3) Does end-to-end encryption guarantee a secure vote?
No. E2EE protects confidentiality, but voting also needs verifiability, correct tallying, and resistance to coercion and duplicate voting.
4) What role do digital signatures play in voting systems?
Digital signatures can authenticate software, administrative actions, election artifacts, and sometimes voter eligibility events. They must be designed carefully so they do not reveal how someone voted.
5) Why is ballot secrecy so hard to preserve?
Because the system must authenticate the voter without permanently linking identity to choice. That separation is difficult in remote and digital environments.
6) Is blockchain voting automatically more trustworthy?
No. Blockchain can improve transparency and immutability, but it does not automatically solve privacy, voter identity, coercion, malware, or smart contract risk.
7) Are MFA and OTP enough to secure voting?
They help with authentication, especially for admin and operator access. They do not solve tally integrity, secrecy, or auditability on their own.
8) Can secure voting systems be audited without exposing individual votes?
Yes. That is the goal of end-to-end verifiable voting, cryptographic proofs, and in some systems paper audit trails or threshold tally methods.
9) What is the difference between an encrypted ballot and a verifiable ballot?
An encrypted ballot is hidden from unauthorized readers. A verifiable ballot can also be checked to confirm it was recorded and counted correctly.
10) When should organizations be cautious about remote internet voting?
When coercion, malware, legal constraints, accessibility issues, or very high-stakes outcomes are involved.
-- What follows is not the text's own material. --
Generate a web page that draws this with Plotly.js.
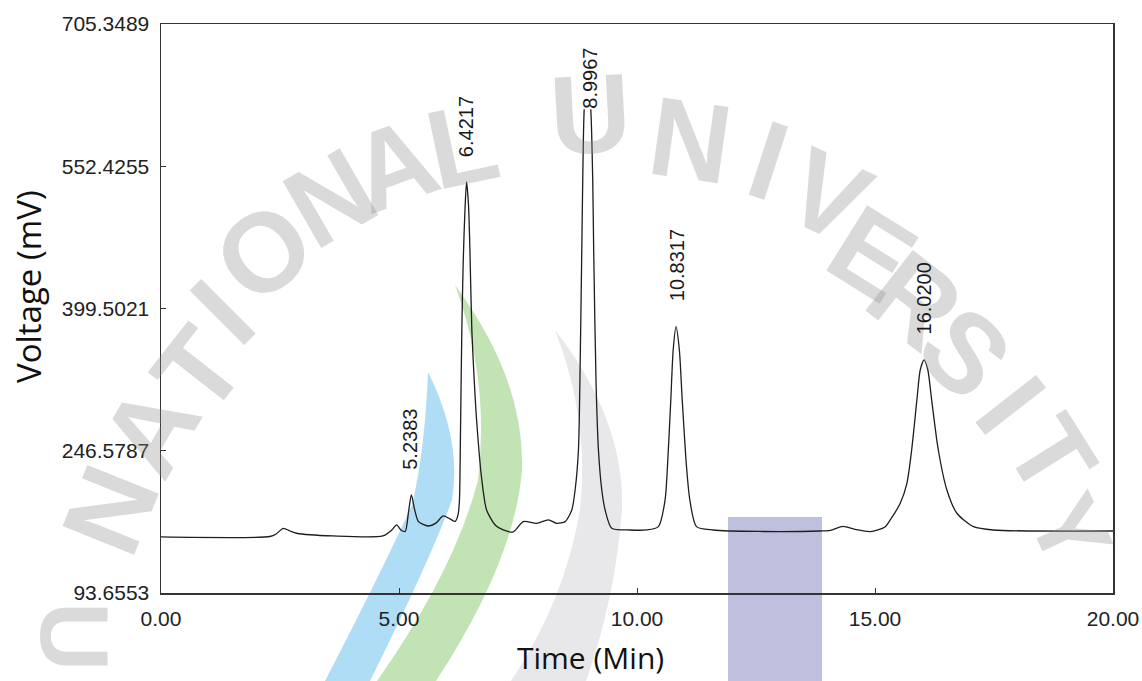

The higher the consequences, the stronger the case for independent audits and hybrid safeguards.
Key Takeaways
- Secure voting systems must balance eligibility, secrecy, integrity, verifiability, and auditability.
- HTTPS, encrypted storage, or MFA alone do not make a voting system secure.
- End-to-end verifiability is often more important than encryption alone in voting contexts.
- Blockchain voting can improve transparency, but it does not automatically solve privacy, coercion, or identity problems.
- Strong key management, threshold controls, and independent audits are essential.
- Encrypted databases, FDE, VPNs, and zero-access encryption are supporting controls, not complete voting security.
- The hardest risks are often client compromise, coercion, metadata leakage, and operational failure.
- Hybrid designs that combine cryptographic proofs with procedural or paper audits are often more trustworthy than software-only claims.